** Begin **

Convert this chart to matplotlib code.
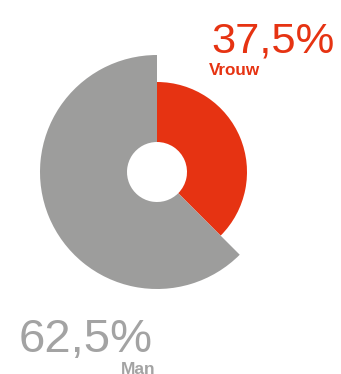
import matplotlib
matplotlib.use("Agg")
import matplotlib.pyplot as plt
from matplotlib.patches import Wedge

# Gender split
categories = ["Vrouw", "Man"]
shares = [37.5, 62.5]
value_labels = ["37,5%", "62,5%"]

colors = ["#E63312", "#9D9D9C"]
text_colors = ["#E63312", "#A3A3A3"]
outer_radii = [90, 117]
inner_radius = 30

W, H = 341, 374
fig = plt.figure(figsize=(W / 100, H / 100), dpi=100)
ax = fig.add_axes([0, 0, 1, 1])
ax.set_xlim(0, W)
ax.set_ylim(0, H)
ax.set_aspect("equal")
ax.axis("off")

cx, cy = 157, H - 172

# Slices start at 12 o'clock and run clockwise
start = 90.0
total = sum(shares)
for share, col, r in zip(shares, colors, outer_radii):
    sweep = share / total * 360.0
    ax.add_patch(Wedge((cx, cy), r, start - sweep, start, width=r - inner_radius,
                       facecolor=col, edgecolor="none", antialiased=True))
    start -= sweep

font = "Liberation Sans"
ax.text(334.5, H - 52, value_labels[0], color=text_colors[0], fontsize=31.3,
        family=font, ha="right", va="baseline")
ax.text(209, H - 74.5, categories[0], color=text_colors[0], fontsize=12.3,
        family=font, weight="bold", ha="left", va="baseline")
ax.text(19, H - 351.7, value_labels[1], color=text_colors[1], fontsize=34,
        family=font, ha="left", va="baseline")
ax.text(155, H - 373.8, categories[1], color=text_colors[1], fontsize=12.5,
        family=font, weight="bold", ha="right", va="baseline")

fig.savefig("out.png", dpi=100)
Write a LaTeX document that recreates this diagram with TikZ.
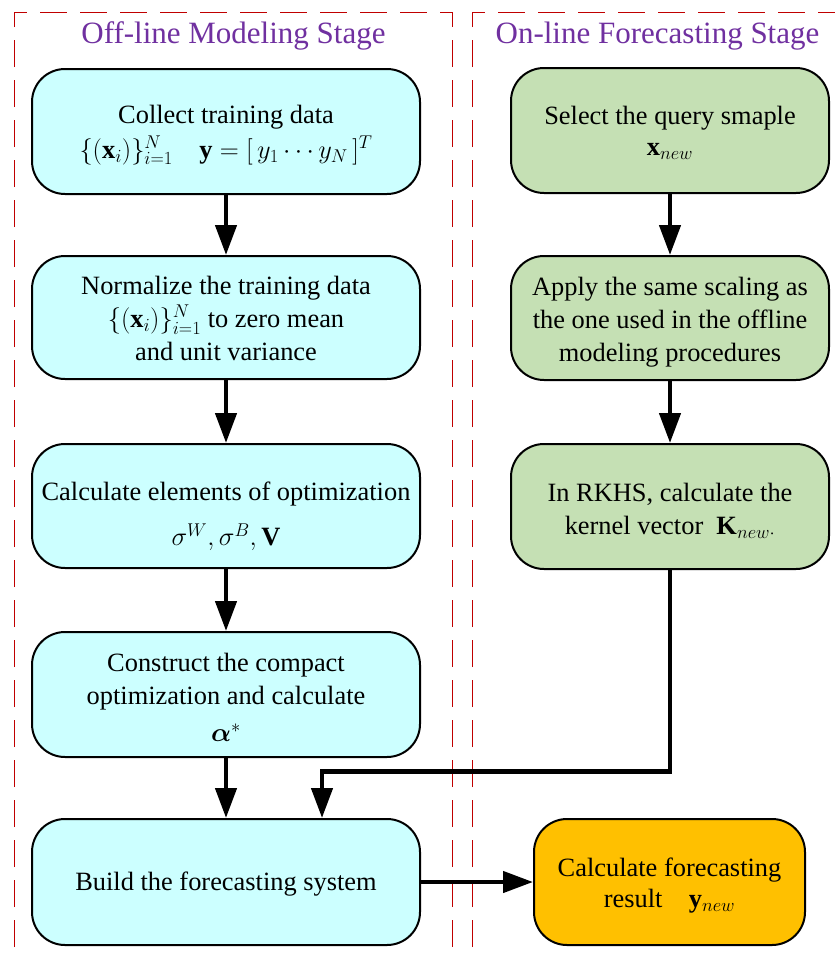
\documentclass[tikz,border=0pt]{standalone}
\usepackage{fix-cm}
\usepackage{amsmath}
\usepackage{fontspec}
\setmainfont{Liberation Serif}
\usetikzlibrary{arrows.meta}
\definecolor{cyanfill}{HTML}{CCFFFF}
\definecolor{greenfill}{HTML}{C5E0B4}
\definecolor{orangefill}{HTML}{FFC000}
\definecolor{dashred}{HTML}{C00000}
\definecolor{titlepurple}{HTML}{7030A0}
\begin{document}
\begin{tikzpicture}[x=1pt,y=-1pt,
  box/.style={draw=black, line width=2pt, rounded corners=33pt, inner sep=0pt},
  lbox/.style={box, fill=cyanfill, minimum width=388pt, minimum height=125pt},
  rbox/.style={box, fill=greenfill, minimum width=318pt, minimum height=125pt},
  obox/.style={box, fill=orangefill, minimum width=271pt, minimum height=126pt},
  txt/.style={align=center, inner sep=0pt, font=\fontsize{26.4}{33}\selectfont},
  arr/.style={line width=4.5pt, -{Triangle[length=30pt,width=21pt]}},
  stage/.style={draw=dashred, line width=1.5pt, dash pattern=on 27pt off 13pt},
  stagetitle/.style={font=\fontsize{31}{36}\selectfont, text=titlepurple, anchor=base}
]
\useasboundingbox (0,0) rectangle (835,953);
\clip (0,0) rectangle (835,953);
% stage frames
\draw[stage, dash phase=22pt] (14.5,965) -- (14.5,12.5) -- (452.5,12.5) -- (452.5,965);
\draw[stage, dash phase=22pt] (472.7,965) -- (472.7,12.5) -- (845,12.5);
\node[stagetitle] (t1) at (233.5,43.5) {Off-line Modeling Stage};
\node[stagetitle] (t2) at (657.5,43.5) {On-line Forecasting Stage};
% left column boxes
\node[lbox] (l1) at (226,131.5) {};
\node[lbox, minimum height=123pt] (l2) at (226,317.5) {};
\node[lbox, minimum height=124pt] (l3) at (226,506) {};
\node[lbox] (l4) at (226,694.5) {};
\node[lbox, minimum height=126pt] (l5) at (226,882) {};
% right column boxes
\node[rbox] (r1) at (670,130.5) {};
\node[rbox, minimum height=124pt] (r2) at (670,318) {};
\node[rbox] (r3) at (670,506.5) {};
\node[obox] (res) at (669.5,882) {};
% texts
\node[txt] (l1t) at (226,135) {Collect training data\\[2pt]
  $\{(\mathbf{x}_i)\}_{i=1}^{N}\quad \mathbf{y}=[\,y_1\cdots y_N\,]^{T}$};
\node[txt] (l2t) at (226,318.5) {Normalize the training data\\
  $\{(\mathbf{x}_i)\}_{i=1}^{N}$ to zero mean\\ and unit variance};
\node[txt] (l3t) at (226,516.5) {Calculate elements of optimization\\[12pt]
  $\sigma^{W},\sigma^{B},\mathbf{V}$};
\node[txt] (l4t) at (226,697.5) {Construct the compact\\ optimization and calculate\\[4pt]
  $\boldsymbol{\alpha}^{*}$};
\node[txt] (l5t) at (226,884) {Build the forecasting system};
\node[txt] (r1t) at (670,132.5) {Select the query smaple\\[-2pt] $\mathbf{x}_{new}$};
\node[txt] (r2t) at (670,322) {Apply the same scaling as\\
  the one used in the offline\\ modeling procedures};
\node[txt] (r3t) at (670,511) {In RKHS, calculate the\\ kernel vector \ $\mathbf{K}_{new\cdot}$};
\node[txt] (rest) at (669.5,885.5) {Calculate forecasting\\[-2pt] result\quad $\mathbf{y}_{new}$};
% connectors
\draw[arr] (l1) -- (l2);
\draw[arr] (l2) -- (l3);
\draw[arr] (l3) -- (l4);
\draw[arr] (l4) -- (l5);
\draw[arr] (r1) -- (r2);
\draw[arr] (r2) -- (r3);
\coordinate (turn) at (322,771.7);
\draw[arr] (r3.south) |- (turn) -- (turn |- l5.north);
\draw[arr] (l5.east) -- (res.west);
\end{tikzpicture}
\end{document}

** End **

Write out exactly the opening lines of the data, stopping after the line that holds "start -= sweep". Exclude pictures.

Convert this chart to matplotlib code.
import matplotlib
matplotlib.use("Agg")
import matplotlib.pyplot as plt
from matplotlib.patches import Wedge

# Gender split
categories = ["Vrouw", "Man"]
shares = [37.5, 62.5]
value_labels = ["37,5%", "62,5%"]

colors = ["#E63312", "#9D9D9C"]
text_colors = ["#E63312", "#A3A3A3"]
outer_radii = [90, 117]
inner_radius = 30

W, H = 341, 374
fig = plt.figure(figsize=(W / 100, H / 100), dpi=100)
ax = fig.add_axes([0, 0, 1, 1])
ax.set_xlim(0, W)
ax.set_ylim(0, H)
ax.set_aspect("equal")
ax.axis("off")

cx, cy = 157, H - 172

# Slices start at 12 o'clock and run clockwise
start = 90.0
total = sum(shares)
for share, col, r in zip(shares, colors, outer_radii):
    sweep = share / total * 360.0
    ax.add_patch(Wedge((cx, cy), r, start - sweep, start, width=r - inner_radius,
                       facecolor=col, edgecolor="none", antialiased=True))
    start -= sweep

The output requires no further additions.